Because I'm fundamentally odd, I found this news story of particular interest:

In an ambitious maneuver to help restore the Everglades, the state of Florida has struck a tentative deal to buy U.S. Sugar Corp. for $1.75 billion and turn many of its 187,000 acres of farmland into reservoirs...

Under the deal, which still has to be negotiated, the South Florida Water Management District, an independent state agency with its own taxing authority, will make the purchase in part with property taxes earmarked for Everglades restoration. Some company assets could be sold to other sugar companies, leaving some cane fields and orange groves still under cultivation. Because the U.S. Sugar holdings are scattered, the state will try to swap land with other sugar cane companies to create a single corridor for water to flow into the reservoirs and on to the Everglades...

U.S. Sugar is based in Clewiston, "America's sweetest town," on the west bank of Lake Okeechobee... Today it employs 1,700 people and produces 700,000 tons of cane sugar annually...
Now those of you that know me know two things: (1) I kinda want to see most of Florida sink into the see and (2) I think that the U.S. Sugar Industry is ridiculously subsidized. From the Cato Institute:
Nowhere is there a larger gap between the U.S. government's free-trade rhetoric and its protectionist practices than in the sugar program.
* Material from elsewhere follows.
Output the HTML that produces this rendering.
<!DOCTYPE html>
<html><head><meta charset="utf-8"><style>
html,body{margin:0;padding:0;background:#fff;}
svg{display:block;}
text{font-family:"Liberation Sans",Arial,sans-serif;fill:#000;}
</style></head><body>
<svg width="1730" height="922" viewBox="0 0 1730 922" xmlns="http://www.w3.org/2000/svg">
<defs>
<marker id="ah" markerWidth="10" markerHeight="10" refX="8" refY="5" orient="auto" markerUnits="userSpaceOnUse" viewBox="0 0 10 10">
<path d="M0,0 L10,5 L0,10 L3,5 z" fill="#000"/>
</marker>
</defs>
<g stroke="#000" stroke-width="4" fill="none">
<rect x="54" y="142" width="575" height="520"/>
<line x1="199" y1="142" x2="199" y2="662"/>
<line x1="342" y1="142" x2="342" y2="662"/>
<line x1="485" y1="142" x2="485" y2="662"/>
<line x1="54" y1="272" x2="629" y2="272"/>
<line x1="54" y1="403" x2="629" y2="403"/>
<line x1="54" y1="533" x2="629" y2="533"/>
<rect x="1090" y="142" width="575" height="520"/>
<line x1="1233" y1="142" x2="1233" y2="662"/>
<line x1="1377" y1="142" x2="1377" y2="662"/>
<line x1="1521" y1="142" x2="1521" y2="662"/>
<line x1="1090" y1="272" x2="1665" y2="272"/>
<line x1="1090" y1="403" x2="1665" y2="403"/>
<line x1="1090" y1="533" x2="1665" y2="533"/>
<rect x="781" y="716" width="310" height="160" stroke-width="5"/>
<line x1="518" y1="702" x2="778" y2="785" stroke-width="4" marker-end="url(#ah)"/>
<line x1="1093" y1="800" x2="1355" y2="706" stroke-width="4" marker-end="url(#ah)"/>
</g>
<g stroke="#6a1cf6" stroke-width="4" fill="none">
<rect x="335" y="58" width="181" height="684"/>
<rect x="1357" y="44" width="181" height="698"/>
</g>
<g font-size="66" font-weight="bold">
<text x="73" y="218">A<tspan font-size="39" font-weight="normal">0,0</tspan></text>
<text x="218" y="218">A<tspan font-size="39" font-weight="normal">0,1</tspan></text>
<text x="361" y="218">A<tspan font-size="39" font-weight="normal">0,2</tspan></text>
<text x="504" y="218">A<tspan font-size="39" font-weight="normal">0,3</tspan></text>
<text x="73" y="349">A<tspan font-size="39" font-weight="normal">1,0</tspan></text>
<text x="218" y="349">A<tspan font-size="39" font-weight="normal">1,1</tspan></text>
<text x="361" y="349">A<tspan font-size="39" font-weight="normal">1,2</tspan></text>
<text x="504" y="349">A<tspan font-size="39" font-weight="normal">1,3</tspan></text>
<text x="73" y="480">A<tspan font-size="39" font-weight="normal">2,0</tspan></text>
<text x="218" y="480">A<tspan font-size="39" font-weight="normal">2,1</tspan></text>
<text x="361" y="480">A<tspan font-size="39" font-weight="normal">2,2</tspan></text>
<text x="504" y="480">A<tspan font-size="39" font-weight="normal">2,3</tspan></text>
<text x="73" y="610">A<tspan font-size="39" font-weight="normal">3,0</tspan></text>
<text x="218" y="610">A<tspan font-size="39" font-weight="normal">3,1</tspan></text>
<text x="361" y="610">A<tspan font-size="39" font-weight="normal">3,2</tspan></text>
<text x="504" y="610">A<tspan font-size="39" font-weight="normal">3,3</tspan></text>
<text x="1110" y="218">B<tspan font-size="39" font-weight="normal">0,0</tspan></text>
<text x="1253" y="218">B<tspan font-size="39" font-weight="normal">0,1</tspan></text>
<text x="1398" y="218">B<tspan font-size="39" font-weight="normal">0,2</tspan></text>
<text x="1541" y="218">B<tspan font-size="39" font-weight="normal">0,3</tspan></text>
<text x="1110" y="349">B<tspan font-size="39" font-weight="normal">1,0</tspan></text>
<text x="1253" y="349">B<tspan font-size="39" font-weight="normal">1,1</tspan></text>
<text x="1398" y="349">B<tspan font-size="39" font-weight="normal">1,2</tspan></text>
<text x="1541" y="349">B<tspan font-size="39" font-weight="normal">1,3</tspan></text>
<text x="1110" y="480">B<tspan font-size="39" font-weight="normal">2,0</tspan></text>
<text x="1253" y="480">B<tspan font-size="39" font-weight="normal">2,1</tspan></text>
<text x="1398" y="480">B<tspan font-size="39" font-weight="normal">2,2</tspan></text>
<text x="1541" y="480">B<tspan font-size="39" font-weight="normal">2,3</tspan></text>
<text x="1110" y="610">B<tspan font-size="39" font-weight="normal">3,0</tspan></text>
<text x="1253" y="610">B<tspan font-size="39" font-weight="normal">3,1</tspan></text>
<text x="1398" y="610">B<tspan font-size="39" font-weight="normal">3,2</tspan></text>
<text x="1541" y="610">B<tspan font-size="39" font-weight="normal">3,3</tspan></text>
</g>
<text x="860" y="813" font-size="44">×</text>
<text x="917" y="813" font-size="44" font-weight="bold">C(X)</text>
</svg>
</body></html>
Through preferential loan agreements and tariff-rate quotas, the U.S. government thwarts price competition to maintain an artificially high domestic price for sugar--a price that can be twice the world market price or higher.
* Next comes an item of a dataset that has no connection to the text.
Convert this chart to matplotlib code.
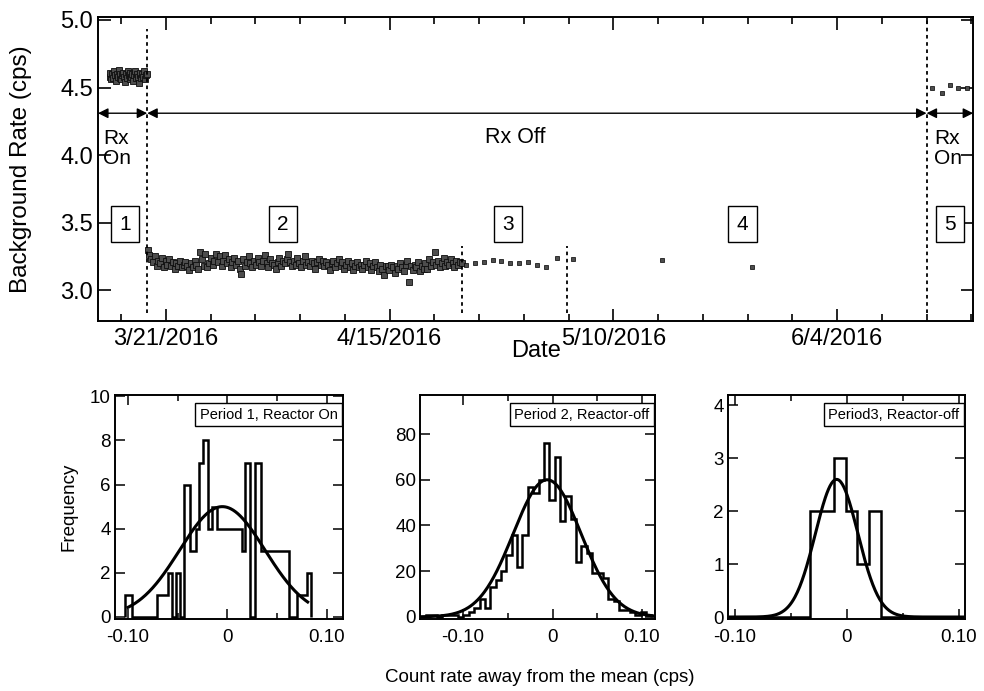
import numpy as np
import matplotlib
matplotlib.use('Agg')
import matplotlib.pyplot as plt
import matplotlib.dates as mdates
from matplotlib.ticker import FuncFormatter, MultipleLocator
from datetime import datetime

plt.rcParams['font.family'] = ['Liberation Sans', 'DejaVu Sans']

# ---- top panel data ----
p1_start, p1_end = datetime(2016, 3, 14, 17), datetime(2016, 3, 18, 21)
p1_rate = [4.58, 4.61, 4.56, 4.60, 4.57, 4.62, 4.59, 4.55, 4.60, 4.58, 4.63, 4.57, 4.60, 4.56,
           4.59, 4.61, 4.58, 4.54, 4.60, 4.57, 4.62, 4.59, 4.56, 4.61, 4.58, 4.60, 4.55, 4.59,
           4.62, 4.57, 4.60, 4.58, 4.53, 4.59, 4.61, 4.57, 4.60, 4.58, 4.62, 4.56, 4.59, 4.60]

p2_start, p2_end = datetime(2016, 3, 18, 23), datetime(2016, 4, 23, 1)
p2_rate = [3.30, 3.26, 3.23, 3.21, 3.25, 3.18, 3.22,
           3.20, 3.24, 3.17, 3.22, 3.19, 3.23, 3.18,
           3.21, 3.16, 3.20, 3.18, 3.22, 3.17, 3.19,
           3.21, 3.18, 3.15, 3.20, 3.17, 3.22, 3.19,
           3.16, 3.28, 3.23, 3.18, 3.27, 3.17, 3.20,
           3.24, 3.19, 3.22, 3.27, 3.21, 3.25, 3.18,
           3.22, 3.26, 3.20, 3.23, 3.17, 3.21, 3.24,
           3.19, 3.22, 3.16, 3.12, 3.23, 3.18, 3.21,
           3.25, 3.20, 3.17, 3.22, 3.19, 3.24, 3.21,
           3.18, 3.22, 3.26, 3.20, 3.17, 3.23, 3.20,
           3.19, 3.16, 3.21, 3.24, 3.18, 3.22, 3.20,
           3.23, 3.27, 3.21, 3.18, 3.22, 3.19, 3.24,
           3.20, 3.17, 3.22, 3.25, 3.19, 3.21, 3.18,
           3.22, 3.20, 3.16, 3.21, 3.23, 3.19, 3.22,
           3.18, 3.21, 3.19, 3.15, 3.20, 3.22, 3.17,
           3.20, 3.23, 3.18, 3.21, 3.16, 3.19, 3.22,
           3.17, 3.20, 3.15, 3.18, 3.21, 3.17, 3.19,
           3.16, 3.19, 3.22, 3.17, 3.20, 3.15, 3.18,
           3.21, 3.17, 3.14, 3.19, 3.16, 3.11, 3.18,
           3.18, 3.15, 3.19, 3.17, 3.13, 3.18, 3.16,
           3.20, 3.17, 3.14, 3.19, 3.22, 3.06, 3.18,
           3.15, 3.19, 3.17, 3.21, 3.14, 3.18, 3.16,
           3.20, 3.16, 3.23, 3.18, 3.21, 3.28, 3.19,
           3.22, 3.17, 3.20, 3.24, 3.18, 3.21, 3.19,
           3.23, 3.20, 3.17, 3.22, 3.19, 3.21, 3.20]

p3_dates = [datetime(2016, 4, 23, 12), datetime(2016, 4, 24, 12), datetime(2016, 4, 25, 12),
            datetime(2016, 4, 26, 12), datetime(2016, 4, 27, 12), datetime(2016, 4, 28, 12),
            datetime(2016, 4, 29, 12), datetime(2016, 4, 30, 12), datetime(2016, 5, 1, 12),
            datetime(2016, 5, 2, 12), datetime(2016, 5, 3, 17)]
p3_rate = [3.185, 3.198, 3.21, 3.222, 3.217, 3.202, 3.202, 3.21, 3.185, 3.173, 3.235]

p4_dates = [datetime(2016, 5, 5, 12), datetime(2016, 5, 15, 10), datetime(2016, 5, 25, 12)]
p4_rate = [3.228, 3.222, 3.173]

p5_dates = [datetime(2016, 6, 14, 14), datetime(2016, 6, 15, 17), datetime(2016, 6, 16, 14),
            datetime(2016, 6, 17, 12), datetime(2016, 6, 18, 12)]
p5_rate = [4.495, 4.46, 4.52, 4.495, 4.495]

boundaries = [datetime(2016, 3, 18, 22), datetime(2016, 4, 23, 2),
              datetime(2016, 5, 4, 19), datetime(2016, 6, 14, 0)]
boundary_top = [4.93, 3.33, 3.33, 5.0]

period_labels = ['1', '2', '3', '4', '5']
period_label_dates = [datetime(2016, 3, 16, 10), datetime(2016, 4, 3, 2), datetime(2016, 4, 28, 5),
                      datetime(2016, 5, 24, 10), datetime(2016, 6, 16, 14)]

# ---- histogram data ----
h1_edges = [-0.103, -0.096, -0.071, -0.060, -0.056, -0.052, -0.048, -0.044, -0.038, -0.032,
            -0.029, -0.024, -0.019, -0.015, -0.010, 0.015, 0.018, 0.023, 0.028, 0.034,
            0.062, 0.070, 0.080, 0.084]
h1_counts = [1, 0, 1, 2, 0, 2, 0, 6, 3, 4, 7, 8, 4, 5, 4, 3, 7, 0, 7, 3, 0, 1, 2]
fit1 = dict(amp=5.0, mu=-0.005, sigma=0.043, lo=-0.100, hi=0.081)

h2_start, h2_width = -0.1416, 0.006
h2_counts = [1, 1, 0, 1, 1, 1, 0, 1, 2, 4, 8, 4, 13, 16, 20, 27, 36, 22, 36, 57, 54,
             60, 76, 51, 70, 42, 53, 43, 24, 31, 28, 19, 19, 17, 8, 7, 3, 3, 2, 1, 2, 1]
fit2 = dict(amp=60.0, mu=-0.006, sigma=0.038, lo=-0.147, hi=0.112)

h3_edges = [-0.104, -0.0325, -0.022, -0.0115, -0.001, 0.0095, 0.020, 0.0305, 0.104]
h3_counts = [0, 2, 2, 3, 2, 1, 2, 0]
fit3 = dict(amp=2.6, mu=-0.009, sigma=0.019, lo=-0.104, hi=0.104)

fig = plt.figure(figsize=(9.84, 6.91), dpi=100)

# ---------------- top panel ----------------
ax = fig.add_axes([0.0996, 0.535, 0.8894, 0.440])
t1 = mdates.num2date(np.linspace(mdates.date2num(p1_start), mdates.date2num(p1_end), len(p1_rate)))
t2 = mdates.num2date(np.linspace(mdates.date2num(p2_start), mdates.date2num(p2_end), len(p2_rate)))
dense = dict(ls='none', marker='s', ms=4.5, mfc='0.3', mec='0.05', mew=0.6)
sparse = dict(ls='none', marker='s', ms=3.0, mfc='0.3', mec='k', mew=0.5)
ax.plot(t1, p1_rate, **dense)
ax.plot(t2, p2_rate, **dense)
ax.plot(p3_dates, p3_rate, **sparse)
ax.plot(p4_dates, p4_rate, **sparse)
ax.plot(p5_dates, p5_rate, **sparse)

for d, top in zip(boundaries, boundary_top):
    ax.plot([d, d], [2.83, top], color='k', lw=1.3, ls=(0, (2, 2)))

xmin, xmax = datetime(2016, 3, 13, 10), datetime(2016, 6, 19, 5)
ax.set_xlim(xmin, xmax)
ax.set_ylim(2.77, 5.02)

arrow_y = 4.31
ap = dict(arrowstyle='<|-|>', color='k', lw=1.0, mutation_scale=15, shrinkA=0, shrinkB=0)
ax.annotate('', xy=(xmin, arrow_y), xytext=(boundaries[0], arrow_y), arrowprops=ap)
ax.annotate('', xy=(boundaries[0], arrow_y), xytext=(boundaries[3], arrow_y), arrowprops=ap)
ax.annotate('', xy=(boundaries[3], arrow_y), xytext=(xmax, arrow_y), arrowprops=ap)

ax.text(datetime(2016, 3, 14, 0), 4.05, 'Rx\nOn', fontsize=15, ha='left', va='center', linespacing=1.05)
ax.text(datetime(2016, 6, 14, 20), 4.05, 'Rx\nOn', fontsize=15, ha='left', va='center', linespacing=1.05)
ax.text(datetime(2016, 4, 29), 4.13, 'Rx Off', fontsize=15.5, ha='center', va='center')

for lab, d in zip(period_labels, period_label_dates):
    ax.text(d, 3.49, lab, fontsize=15, ha='center', va='center',
            bbox=dict(boxstyle='square,pad=0.4', fc='white', ec='k', lw=1.0))

major_dates = [datetime(2016, 3, 21), datetime(2016, 4, 15), datetime(2016, 5, 10), datetime(2016, 6, 4)]
ax.set_xticks(major_dates)
minor = mdates.date2num(datetime(2016, 3, 16)) + 5 * np.arange(0, 20)
ax.set_xticks(minor, minor=True)
ax.xaxis.set_major_formatter(FuncFormatter(
    lambda v, p: '%d/%d/%d' % (mdates.num2date(v).month, mdates.num2date(v).day, mdates.num2date(v).year)))
ax.set_yticks([3.0, 3.5, 4.0, 4.5, 5.0])
ax.tick_params(which='both', direction='in', top=True, right=True, width=1.2, labelsize=17)
ax.tick_params(which='major', length=9)
ax.tick_params(which='minor', length=5)
ax.tick_params(axis='x', pad=5)
ax.set_xlabel('Date', fontsize=17)
ax.xaxis.set_label_coords(0.5, -0.06)
ax.set_ylabel('Background Rate (cps)', fontsize=17.5)
ax.yaxis.set_label_coords(-0.075, 0.5)
for s in ax.spines.values():
    s.set_linewidth(1.4)

# ---------------- histograms ----------------
def hist_panel(rect, edges, counts, fit, ylim, yticks, xlim, label):
    a = fig.add_axes(rect)
    a.stairs(counts, edges, baseline=0, color='k', lw=1.8)
    xs = np.linspace(fit['lo'], fit['hi'], 300)
    a.plot(xs, fit['amp'] * np.exp(-(xs - fit['mu']) ** 2 / (2 * fit['sigma'] ** 2)), color='k', lw=2.2)
    a.set_xlim(*xlim)
    a.set_ylim(*ylim)
    a.set_yticks(yticks)
    a.set_xticks([-0.10, 0, 0.10])
    a.set_xticklabels(['-0.10', '0', '0.10'])
    a.xaxis.set_minor_locator(MultipleLocator(0.05))
    a.tick_params(which='both', direction='in', top=True, right=True, width=1.1, labelsize=13.5)
    a.tick_params(which='major', length=7)
    a.tick_params(which='minor', length=4)
    a.tick_params(axis='x', pad=7)
    a.tick_params(axis='y', pad=3)
    for s in a.spines.values():
        s.set_linewidth(1.4)
    a.text(0.975, 0.945, label, transform=a.transAxes, fontsize=10.5, ha='right', va='top',
           bbox=dict(boxstyle='square,pad=0.3', fc='white', ec='k', lw=1.0))
    return a

h2_edges = h2_start + h2_width * np.arange(len(h2_counts) + 1)

a1 = hist_panel([0.117, 0.104, 0.232, 0.324], h1_edges, h1_counts, fit1,
                (-0.1, 10.05), [0, 2, 4, 6, 8, 10], (-0.113, 0.117), 'Period 1, Reactor On')
a2 = hist_panel([0.427, 0.104, 0.239, 0.324], h2_edges, h2_counts, fit2,
                (-1.0, 97), [0, 20, 40, 60, 80], (-0.148, 0.115), 'Period 2, Reactor-off')
a3 = hist_panel([0.740, 0.104, 0.241, 0.324], h3_edges, h3_counts, fit3,
                (-0.04, 4.19), [0, 1, 2, 3, 4], (-0.106, 0.106), 'Period3, Reactor-off')

a1.set_ylabel('Frequency', fontsize=13.5)
a1.yaxis.set_label_coords(-0.167, 0.5)
fig.text(0.549, 0.02, 'Count rate away from the mean (cps)', fontsize=13.5, ha='center', va='center')

fig.savefig('out.png', dpi=100)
The program benefits a small number of sugar producers, but virtually every governmental and non-governmental survey concludes that the program results in a net loss of welfare for the U.S. economy, with U.S. consumers suffering the most. Direct costs to consumers due to higher prices could be as much as $1.9 billion a year and the net welfare loss to the U.S. economy nearly $1 billion. Moreover, the U.S. government spends close to $1.68 billion a year buying and storing excess sugar to maintain those artificially high domestic prices.
Long story short: the US artificially inflates the value of its sugar (and suppresses foreign sugar) to turn a profit for the US Sugar Industry.
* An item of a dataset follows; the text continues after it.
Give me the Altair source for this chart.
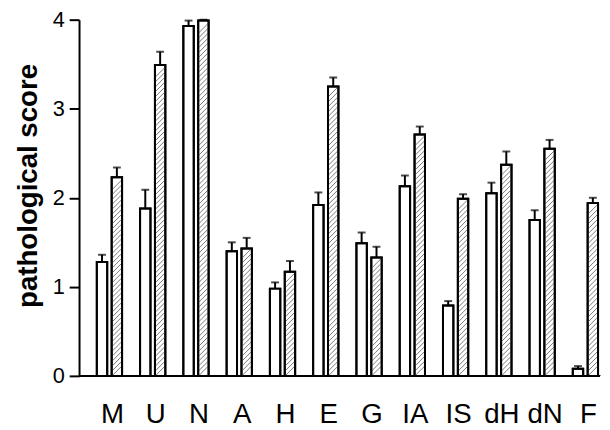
import altair as alt
import pandas as pd

categories = ["M", "U", "N", "A", "H", "E", "G", "IA", "IS", "dH", "dN", "F"]
open_values = [1.28, 1.88, 3.93, 1.40, 0.98, 1.92, 1.49, 2.13, 0.79, 2.05, 1.75, 0.08]
open_errors = [0.08, 0.21, 0.06, 0.10, 0.07, 0.14, 0.12, 0.12, 0.05, 0.12, 0.11, 0.03]
hatched_values = [2.23, 3.49, 3.99, 1.43, 1.17, 3.25, 1.33, 2.71, 1.99, 2.37, 2.55, 1.94]
hatched_errors = [0.11, 0.15, 0.01, 0.12, 0.12, 0.10, 0.12, 0.09, 0.05, 0.15, 0.10, 0.06]
series_names = ["open", "hatched"]
y_ticks = [0, 1, 2, 3, 4]

rows = []
for i, c in enumerate(categories):
    rows.append({"cat": c, "series": "open", "value": open_values[i], "err": open_errors[i]})
    rows.append({"cat": c, "series": "hatched", "value": hatched_values[i], "err": hatched_errors[i]})
df = pd.DataFrame(rows)
df["top"] = df["value"] + df["err"]

FONT = "Liberation Sans"
W, H = 528, 361

x_enc = alt.X(
    "cat:N",
    sort=categories,
    scale=alt.Scale(range=[18, 526], paddingInner=0.416, paddingOuter=0, round=False),
    axis=alt.Axis(
        title=None,
        labelAngle=0,
        ticks=False,
        domain=False,
        labelFont=FONT,
        labelFontSize=28,
        labelColor="black",
        labelPadding=25,
        labelOffset=3,
    ),
)
xoff_enc = alt.XOffset("series:N", sort=series_names,
                       scale=alt.Scale(domain=series_names, paddingInner=0.3, paddingOuter=0, round=False))
y_scale = alt.Scale(domain=[0, 4], nice=False, zero=True)
y_axis = alt.Axis(
    title="pathological score",
    values=y_ticks,
    format="d",
    grid=False,
    tickSize=10,
    tickWidth=2,
    tickColor="black",
    domainColor="black",
    domainWidth=2,
    labelFont=FONT,
    labelFontSize=22,
    labelColor="black",
    labelPadding=5,
    titleFont=FONT,
    titleFontSize=28,
    titleFontWeight="bold",
    titleColor="black",
    titlePadding=10,
    titleY=168,
)

base = alt.Chart(df)

baseline = base.mark_rule(color="black", strokeWidth=2).encode(
    y=alt.datum(0, scale=y_scale), x=alt.value(0), x2=alt.value(W)
)

bars = base.mark_bar(fill="white", stroke="black", strokeWidth=2).encode(
    x=x_enc, xOffset=xoff_enc, y=alt.Y("value:Q", scale=y_scale, axis=y_axis)
)

hatch = (
    base.transform_filter(alt.datum.series == "hatched")
    .transform_calculate(seq="sequence(0.055, datum.value - 0.05, 0.055)")
    .transform_flatten(["seq"])
    .mark_point(shape="M-1,1L1,-1", size=100, filled=False, stroke="#6a6a6a",
                strokeWidth=0.9, opacity=1)
    .encode(x=x_enc, xOffset=xoff_enc, y=alt.Y("seq:Q", scale=y_scale))
)

outline = base.mark_bar(fillOpacity=0, stroke="black", strokeWidth=2).encode(
    x=x_enc, xOffset=xoff_enc, y=alt.Y("value:Q", scale=y_scale)
)

err_rule = base.mark_rule(color="black", strokeWidth=2).encode(
    x=x_enc, xOffset=xoff_enc, y=alt.Y("value:Q", scale=y_scale), y2="top:Q"
)

err_cap = base.mark_tick(color="black", thickness=2, size=8, orient="horizontal").encode(
    x=x_enc, xOffset=xoff_enc, y=alt.Y("top:Q", scale=y_scale)
)

chart = (
    alt.layer(bars, hatch, outline, err_rule, err_cap, baseline)
    .properties(
        width=W,
        height=H,
        autosize=alt.AutoSizeParams(type="none"),
        padding={"left": 72, "top": 9, "right": 2, "bottom": 52},
        background="white",
    )
    .configure_view(stroke=None)
)

chart.save("out.html", embed_options={"renderer": "svg", "actions": False})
Now, with U.S. Sugar Corp getting out of the business, one must wonder if these means that these kinds of trade protectionist policies will also close up shop due to decreased domestic supply. My guess is not in the short run, but with the price of corn and corn syrup on the rise, we may see an increase in the price of sugar to counterbalance the effects of the protectionist policies.

Still, Count Chocoula and the Trix Rabbit have powerful friends, so I'm betting that anyone who tries to threaten Big Sugar will just find themselves in a vat of molasses somewhere in the East River.

Sweet dreams!

1 comment:

Anonymous said...

Interesting, might it also be that keeping the price of sugar artificially high also an indirect subsidy for those fighters for good government policy known as the corn lobby. It seems that corn based high fructose corn syrup didn’t become America’s diabetes causing sweetener of choice on accident.